Instructions for the task | Reproduce, please, the span of lines beginning at the line with "Rebuild this chart" and ending at the line with "return W * np.sinh(np.asarray(u, dtype=float))", inclusive, minus any pictures.
§
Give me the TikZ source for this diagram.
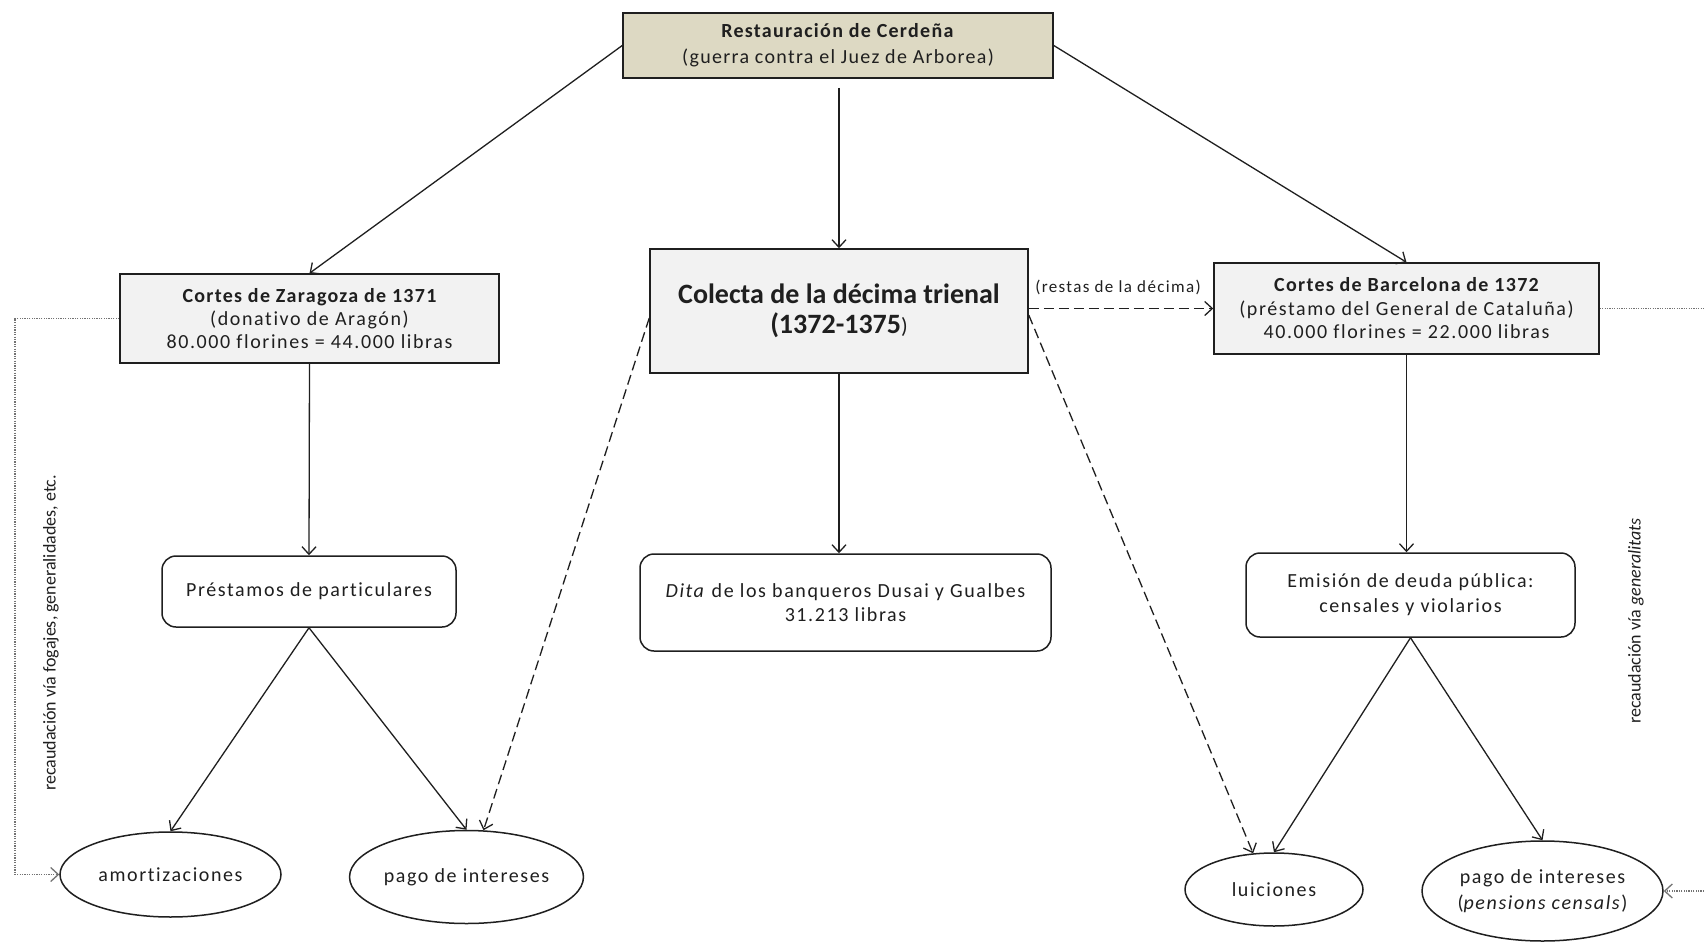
\documentclass[tikz,border=0pt]{standalone}
\usepackage{fontspec}
\setmainfont{Carlito}[Ligatures=NoCommon]
\newfontfamily\lsfont{Carlito}[LetterSpace=8,Ligatures=NoCommon]
\newfontfamily\lsfontb{Carlito}[LetterSpace=6.5,Ligatures=NoCommon]
\usetikzlibrary{arrows.meta,shapes.geometric,calc}
\definecolor{tanfill}{HTML}{DDD9C3}
\definecolor{grayfill}{HTML}{F2F2F2}
\definecolor{ink}{HTML}{1F1F1F}
\begin{document}
\begin{tikzpicture}[x=0.5pt,y=-0.5pt,
  every node/.style={text=ink, inner sep=0pt, align=center},
  box/.style={draw=ink, line width=0.75pt, rectangle},
  rbox/.style={draw=ink, line width=0.75pt, rectangle, rounded corners=7pt, fill=white},
  oval/.style={draw=ink, line width=0.75pt, ellipse, fill=white},
  conn/.style={draw=ink, line width=0.65pt, -{Straight Barb[length=3.8pt,width=7pt]}},
  dconn/.style={conn, dash pattern=on 5pt off 2.5pt},
  pconn/.style={draw=black!55, line width=0.65pt, dash pattern=on 0.6pt off 0.6pt},
  ptip/.style={-{Straight Barb[length=3.8pt,width=7pt]}},
  reg/.style={font=\lsfont\fontsize{10}{11.5}\selectfont},
]
\useasboundingbox (0,0) rectangle (1704,942);
\fill[white] (0,0) rectangle (1704,942);

% boxes
\node[box, fill=tanfill, minimum width=215pt, minimum height=32.5pt,
      font=\lsfontb\fontsize{10}{13}\selectfont] (top) at (838,45.5)
  {\textbf{Restauración de Cerdeña}\\(guerra contra el Juez de Arborea)};

\node[box, fill=grayfill, minimum width=189.5pt, minimum height=44.5pt,
      font=\lsfont\fontsize{10}{11.5}\selectfont] (zar) at (309.5,318.5)
  {{\lsfontb\bfseries Cortes de Zaragoza de 1371}\\(donativo de Aragón)\\80.000 florines = 44.000 libras};

\node[box, fill=grayfill, minimum width=189pt, minimum height=62pt,
      font=\fontsize{14}{15}\selectfont\bfseries] (col) at (839,311)
  {Colecta de la décima trienal\\(1372-1375{\mdseries\fontsize{11}{15}\selectfont)}};

\node[box, fill=grayfill, minimum width=192.5pt, minimum height=45.5pt,
      font=\lsfont\fontsize{10}{11.75}\selectfont] (bcn) at (1406.5,308.5)
  {{\lsfontb\bfseries Cortes de Barcelona de 1372}\\(préstamo del General de Cataluña)\\40.000 florines = 22.000 libras};

\node[rbox, minimum width=147pt, minimum height=35.5pt, reg] (pres) at (309,591.5)
  {Préstamos de particulares};

\node[rbox, minimum width=205.5pt, minimum height=48.5pt,
      font=\lsfont\fontsize{10}{12}\selectfont] (dita) at (845.5,602.5)
  {\textit{Dita} de los banqueros Dusai y Gualbes\\31.213 libras};

\node[rbox, minimum width=164.5pt, minimum height=42pt,
      font=\lsfont\fontsize{10}{12.5}\selectfont] (emi) at (1410.5,595)
  {Emisión de deuda pública:\\censales y violarios};

% ellipses
\node[oval, minimum width=110.5pt, minimum height=42.5pt, reg] (amort) at (170.5,874.5) {amortizaciones};
\node[oval, minimum width=109.5pt, minimum height=46.5pt, reg] (pago1) at (466.5,877) {pago de intereses};
\node[oval, minimum width=89pt, minimum height=36.5pt, reg] (luic) at (1274,889.5) {luiciones};
\node[oval, minimum width=120.5pt, minimum height=50pt,
      font=\lsfont\fontsize{10}{13}\selectfont] (pago2) at (1542.5,891)
  {pago de intereses\\(\textit{pensions censals})};

% labels
\node[font=\lsfont\fontsize{8.5}{10}\selectfont] (restas) at (1118,287) {(restas de la décima)};
\node[rotate=90, font=\fontsize{9}{11}\selectfont] (lrot) at (51,633)
  {recaudación vía fogajes, generalidades, etc.};
\node[rotate=90, font=\fontsize{9}{11}\selectfont] (rrot) at (1636,621)
  {recaudación vía \textit{generalitats}};

% connectors
\draw[conn] (top.west) -- (zar.north);
\draw[conn] (top.east) -- (bcn.north);
\draw[conn, shorten <=4.5pt] (col.north |- top.south) -- (col.north);
\draw[conn] (zar.south) -- (pres.north);
\draw[conn] (col.south) -- (col.south |- dita.north);
\draw[conn] (bcn.south) -- (bcn.south |- emi.north);
\draw[conn] (pres.south) -- (amort.north);
\draw[conn] (pres.south) -- (pago1.north);
\draw[conn] (emi.south) -- (luic.north);
\draw[conn] (emi.south) -- (pago2.north);
\draw[dconn] ([yshift=-3.5pt]col.west) -- (pago1.70);
\draw[dconn] ([yshift=-2pt]col.east) -- (luic.120);
\draw[dconn] (col.east |- bcn.west) -- (bcn.west);

% dotted collection lines
\coordinate (lc1) at (15,318.5);
\coordinate (lc2) at (15,874.5);
\draw[pconn, ptip] (zar.west) -- (lc1) -- (lc2) -- (amort.west);
\coordinate (rc1) at (1704,308.5);
\coordinate (rc2) at (1704,891);
\draw[pconn] (bcn.east) -- (rc1);
\draw[pconn, ptip] (rc2) -- (pago2.east);
\end{tikzpicture}
\end{document}
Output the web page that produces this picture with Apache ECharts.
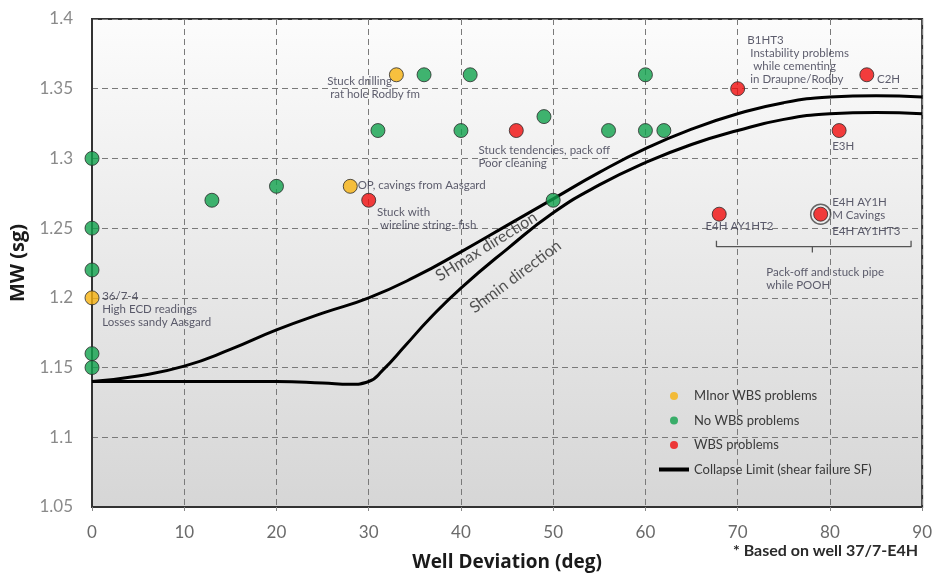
<!DOCTYPE html>
<html>
<head>
<meta charset="utf-8">
<script src="https://cdn.jsdelivr.net/npm/echarts@6/dist/echarts.min.js"></script>
<style>html,body{margin:0;padding:0;background:#fff}#c{width:935px;height:577px}</style>
</head>
<body>
<div id="c"></div>
<script>
// ---- data ----
var minorWBS = [[0,1.20],[33,1.36],[28,1.28]];
var noWBS = [[0,1.30],[0,1.25],[0,1.22],[0,1.16],[0,1.15],[13,1.27],[20,1.28],[31,1.32],[36,1.36],[41,1.36],[40,1.32],[49,1.33],[50,1.27],[56,1.32],[60,1.36],[60,1.32],[62,1.32]];
var wbsProblems = [[30,1.27],[46,1.32],[70,1.35],[84,1.36],[81,1.32],[68,1.26],[79,1.26]];
var highlighted = [[79,1.26]];
var shmaxCurve = [[0,1.14],[5,1.144],[10,1.151],[15,1.163],[20,1.177],[25,1.189],[30,1.20],[35,1.215],[40,1.233],[45,1.252],[50,1.271],[55,1.29],[60,1.307],[65,1.321],[70,1.332],[75,1.34],[80,1.344],[85,1.345],[90,1.344]];
var shminCurve = [[0,1.14],[10,1.14],[20,1.14],[25,1.139],[28,1.138],[30,1.14],[31.5,1.148],[34,1.166],[36.6,1.185],[40,1.207],[45,1.235],[50,1.261],[55,1.281],[60,1.297],[65,1.31],[70,1.32],[75,1.328],[80,1.332],[85,1.333],[90,1.332]];
var bracket = [[67.7,1.241],[67.7,1.2367],[78.1,1.2367],[78.1,1.2325],[78.1,1.2367],[88.8,1.2367],[88.8,1.241]];
var annotations = [
  ['Stuck drilling\n rat hole Rodby fm', 25.5, 1.3505],
  ['OP, cavings from Aasgard', 28.8, 1.281],
  ['Stuck with\n wireline string- fish', 30.9, 1.2567],
  ['Stuck tendencies, pack off\nPoor cleaning', 41.9, 1.3013],
  ['36/7-4\nHigh ECD readings\nLosses sandy Aasgard', 1.1, 1.1918],
  ['B1HT3\n Instability problems\n  while cementing\n in Draupne/Rodby', 71.05, 1.3704],
  ['C2H', 85.1, 1.3565],
  ['E3H', 80.25, 1.3088],
  ['E4H AY1HT2', 66.5, 1.251],
  ['E4H AY1H\nM Cavings', 80.25, 1.2638],
  ['E4H AY1HT3', 80.25, 1.2474],
  ['Pack-off and stuck pipe\nwhile POOH', 73.1, 1.214]
];
var curveLabels = [['SHmax direction', 42.75, 1.2368, 32],['Shmin direction', 45.9, 1.2152, 37]];
var xTicks = [0,10,20,30,40,50,60,70,80,90];
var yTicks = ['1.05','1.1','1.15','1.2','1.25','1.3','1.35','1.4'];
var legendNames = ['MInor WBS problems','No WBS problems','WBS problems','Collapse Limit (shear failure SF)'];

// ---- chart ----
var chart = echarts.init(document.getElementById('c'));
var FONT = 'Lato, "Open Sans", sans-serif';
function pt(color){
  return {color: color, borderColor: '#2b2b2b', borderWidth: 1};
}
var option = {
  animation: false,
  textStyle: {fontFamily: FONT},
  grid: {left: 92, right: 11, top: 19, bottom: 67, show: true,
    borderColor: '#333', borderWidth: 2,
    backgroundColor: new echarts.graphic.LinearGradient(0,0,0,1,[{offset:0,color:'#fcfcfc'},{offset:1,color:'#d6d6d6'}])},
  xAxis: {type: 'value', min: xTicks[0], max: xTicks[xTicks.length-1], interval: 10,
    name: 'Well Deviation (deg)', nameLocation: 'middle', nameGap: 46,
    nameTextStyle: {fontSize: 19, fontWeight: 'bold', color: '#1a1a1a', fontFamily: '"Open Sans", sans-serif'},
    axisLine: {show: true, lineStyle: {color: '#333', width: 2}},
    axisTick: {show: true, length: 4, lineStyle: {color: '#888'}},
    axisLabel: {fontSize: 17, color: '#6a6a6a', margin: 17},
    splitLine: {show: true, lineStyle: {color: '#7a7a7a', type: [6,4], width: 1}}},
  yAxis: {type: 'value', min: 1.05, max: 1.4, interval: 0.05,
    name: 'MW (sg)', nameLocation: 'middle', nameGap: 58,
    nameTextStyle: {fontSize: 20, fontWeight: 'bold', color: '#1a1a1a', fontFamily: '"Open Sans", sans-serif'},
    axisLine: {show: true, lineStyle: {color: '#333', width: 2}},
    axisTick: {show: false},
    axisLabel: {fontSize: 17, color: '#8a8a8a', margin: 19, formatter: function(v){
      var s = String(parseFloat(v.toFixed(2)));
      return yTicks.indexOf(s) >= 0 ? s : '';
    }},
    splitLine: {show: true, lineStyle: {color: '#7a7a7a', type: [6,4], width: 1}}},
  legend: {orient: 'vertical', left: 654, top: 384, itemWidth: 30, itemHeight: 8, itemGap: 10.5,
    textStyle: {fontSize: 13, color: '#3a3a3a', lineHeight: 14, fontFamily: FONT},
    data: [
      {name: legendNames[0], icon: 'circle', itemStyle: {borderWidth: 0}},
      {name: legendNames[1], icon: 'circle', itemStyle: {borderWidth: 0}},
      {name: legendNames[2], icon: 'circle', itemStyle: {borderWidth: 0}},
      {name: legendNames[3], icon: 'path://M0,0H30V4H0Z', itemStyle: {color: '#000'}}
    ]},
  graphic: [{type: 'text', right: 17, top: 543, style: {text: '* Based on well 37/7-E4H', fontSize: 16, fontWeight: 'bold', fill: '#2a2a2a', fontFamily: FONT}}],
  series: [
    {name: legendNames[3], type: 'line', data: shmaxCurve, smooth: 0.5, symbol: 'none', lineStyle: {color: '#000', width: 3}, itemStyle: {color: '#000'}, z: 2},
    {name: legendNames[3], type: 'line', data: shminCurve, smooth: 0.5, symbol: 'none', lineStyle: {color: '#000', width: 3}, itemStyle: {color: '#000'}, z: 2},
    {name: 'bracket', type: 'line', data: bracket, symbol: 'none', lineStyle: {color: '#555', width: 1.3}, z: 2},
    {name: 'ring', type: 'scatter', data: highlighted, symbol: 'circle', symbolSize: 20, itemStyle: {color: 'rgba(0,0,0,0)', borderColor: '#444', borderWidth: 1.5}, z: 3},
    {name: legendNames[0], type: 'scatter', data: minorWBS, symbolSize: 14, itemStyle: pt('#f6b10f'), z: 4},
    {name: legendNames[1], type: 'scatter', data: noWBS, symbolSize: 14, itemStyle: pt('#10a14c'), z: 4},
    {name: legendNames[2], type: 'scatter', data: wbsProblems, symbolSize: 14, itemStyle: pt('#f00d0d'), z: 4},
    {name: 'annotations', type: 'scatter', symbolSize: 0, silent: true, z: 5,
      data: annotations.map(function(a){ return {value: [a[1], a[2]], label: {formatter: a[0]}}; }),
      label: {show: true, position: 'right', distance: 0, fontSize: 11.5, lineHeight: 13, color: '#36364a', fontFamily: FONT}},
    {name: 'curveLabels', type: 'scatter', symbolSize: 0, silent: true, z: 5,
      data: curveLabels.map(function(a){ return {value: [a[1], a[2]], label: {formatter: a[0], rotate: a[3]}}; }),
      label: {show: true, position: 'inside', fontSize: 16, color: '#2a2a2a', fontFamily: FONT}}
  ]
};
chart.setOption(option);
</script>
</body>
</html>
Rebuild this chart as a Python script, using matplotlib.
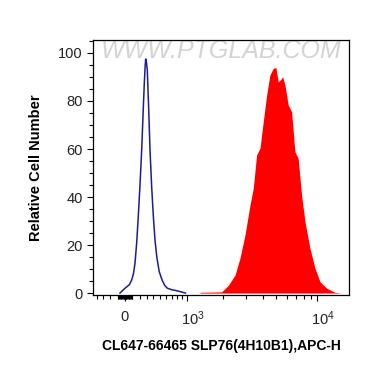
import numpy as np
import matplotlib
matplotlib.use("Agg")
import matplotlib.pyplot as plt
import matplotlib.transforms as mtransforms
from matplotlib.ticker import FixedLocator, MultipleLocator

plt.rcParams['font.family'] = ['Liberation Sans', 'DejaVu Sans']
plt.rcParams['mathtext.fontset'] = 'custom'
plt.rcParams['mathtext.rm'] = 'Liberation Sans'
plt.rcParams['mathtext.it'] = 'Liberation Sans'

# isotype control (blue outline), intensity vs relative count
control_x = [-68, 0, 60, 91, 115, 137, 160, 182, 206, 230, 250, 267, 280, 287, 298,
             310, 330, 350, 375, 400, 425, 453, 490, 537, 580, 626, 700, 789, 880, 968]
control_y = [0, 2, 3.5, 5.4, 8, 12.5, 21, 31.8, 45, 59.6, 75, 87.4, 95, 97.5, 96,
             92.9, 77, 59.6, 44, 31.8, 22, 15, 9, 5.4, 3.2, 2, 1.4, 1, 0.5, 0]

# stained sample (red filled)
sample_x = [1306, 1586, 1960, 2214, 2485, 2709, 2956, 3223, 3408, 3608, 3823, 4042,
            4281, 4526, 4786, 5006, 5203, 5418, 5603, 5829, 6161, 6523, 6892, 7283,
            7709, 8164, 8878, 9654, 10494, 11736, 13483, 15078]
sample_y = [0.3, 0.4, 0.5, 3.3, 7.5, 14.5, 24.2, 36.7, 43.6, 57.5, 60.3, 71.4,
            82.5, 90.8, 93.6, 93.9, 88, 88.8, 90.1, 86.7, 78.3, 75.5, 58.9, 56.1,
            40.8, 29.7, 18.6, 10.3, 4.7, 2, 0.3, 0]

major_ticks = [0, 1000, 10000]
major_labels = ['0', '$10^3$', '$10^4$']
minor_ticks = ([-400, -300, -200] + list(range(-100, 101, 10))
               + list(range(200, 1000, 100)) + list(range(2000, 10000, 1000)))

W = 815.0  # linear width of the biexponential axis


def fwd(v):
    return np.arcsinh(np.asarray(v, dtype=float) / W)


def inv(u):
    return W * np.sinh(np.asarray(u, dtype=float))


fig = plt.figure(figsize=(3.70, 3.67), dpi=100)
ax = fig.add_axes([0.2514, 0.1962, 0.6919, 0.6948])

ax.fill_between(sample_x, sample_y, 0, color='#ff0000', linewidth=0, zorder=2)
ax.plot(control_x, control_y, color='#1c1c96', linewidth=1.1, zorder=3)

ax.set_xscale('function', functions=(fwd, inv))
ax.set_xlim(-455, 17040)
ax.set_ylim(-0.8, 105.4)

ax.xaxis.set_major_locator(FixedLocator(major_ticks))
ax.set_xticklabels(major_labels)
ax.xaxis.set_minor_locator(FixedLocator(minor_ticks))
ax.yaxis.set_major_locator(MultipleLocator(20))
ax.yaxis.set_minor_locator(MultipleLocator(5))

ax.tick_params(which='major', direction='out', length=4.5, width=0.8,
               labelsize=10.5, labelcolor='#222222', pad=3)
ax.tick_params(axis='x', which='major', pad=6)
ax.tick_params(which='minor', direction='out', length=3, width=0.8)
for s in ax.spines.values():
    s.set_linewidth(0.9)

# nudge power labels right, like the original export
for t in ax.xaxis.get_major_ticks()[1:]:
    t.label1.set_transform(t.label1.get_transform() +
                           mtransforms.ScaledTranslation(6 / 100, 0, fig.dpi_scale_trans))

ax.set_ylabel('Relative Cell Number', fontsize=10.5, fontweight='bold', labelpad=11)
ax.set_xlabel('CL647-66465 SLP76(4H10B1),APC-H', fontsize=10, fontweight='bold',
              labelpad=8)

# watermark
ax.text(0.5, 0.955, 'WWW.PTGLAB.COM', transform=ax.transAxes, ha='center', va='center',
        fontsize=18, color='#d4d4d4', style='italic', zorder=1)

fig.savefig('out.png', dpi=100)
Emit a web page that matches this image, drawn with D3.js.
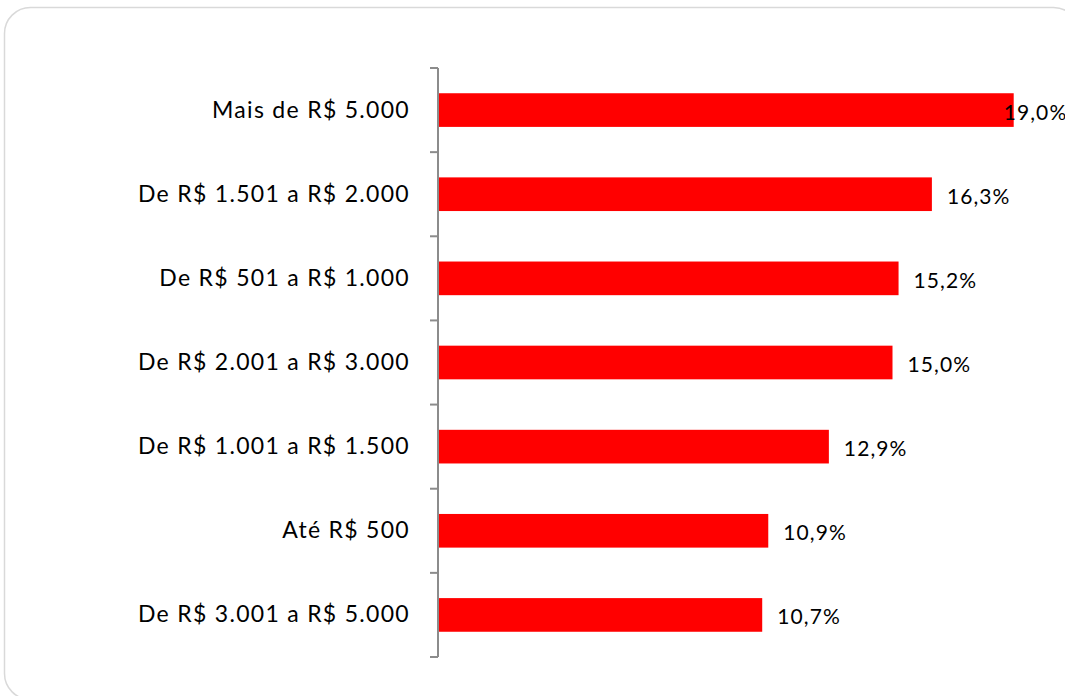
§
Answer in full |
Rebuild this chart as a Python script, using matplotlib.
import numpy as np
import matplotlib
matplotlib.use("Agg")
import matplotlib.pyplot as plt
import matplotlib.transforms as mtransforms
from matplotlib.ticker import FixedLocator, MultipleLocator

plt.rcParams['font.family'] = ['Liberation Sans', 'DejaVu Sans']
plt.rcParams['mathtext.fontset'] = 'custom'
plt.rcParams['mathtext.rm'] = 'Liberation Sans'
plt.rcParams['mathtext.it'] = 'Liberation Sans'

# isotype control (blue outline), intensity vs relative count
control_x = [-68, 0, 60, 91, 115, 137, 160, 182, 206, 230, 250, 267, 280, 287, 298,
             310, 330, 350, 375, 400, 425, 453, 490, 537, 580, 626, 700, 789, 880, 968]
control_y = [0, 2, 3.5, 5.4, 8, 12.5, 21, 31.8, 45, 59.6, 75, 87.4, 95, 97.5, 96,
             92.9, 77, 59.6, 44, 31.8, 22, 15, 9, 5.4, 3.2, 2, 1.4, 1, 0.5, 0]

# stained sample (red filled)
sample_x = [1306, 1586, 1960, 2214, 2485, 2709, 2956, 3223, 3408, 3608, 3823, 4042,
            4281, 4526, 4786, 5006, 5203, 5418, 5603, 5829, 6161, 6523, 6892, 7283,
            7709, 8164, 8878, 9654, 10494, 11736, 13483, 15078]
sample_y = [0.3, 0.4, 0.5, 3.3, 7.5, 14.5, 24.2, 36.7, 43.6, 57.5, 60.3, 71.4,
            82.5, 90.8, 93.6, 93.9, 88, 88.8, 90.1, 86.7, 78.3, 75.5, 58.9, 56.1,
            40.8, 29.7, 18.6, 10.3, 4.7, 2, 0.3, 0]

major_ticks = [0, 1000, 10000]
major_labels = ['0', '$10^3$', '$10^4$']
minor_ticks = ([-400, -300, -200] + list(range(-100, 101, 10))
               + list(range(200, 1000, 100)) + list(range(2000, 10000, 1000)))

W = 815.0  # linear width of the biexponential axis


def fwd(v):
    return np.arcsinh(np.asarray(v, dtype=float) / W)


def inv(u):
    return W * np.sinh(np.asarray(u, dtype=float))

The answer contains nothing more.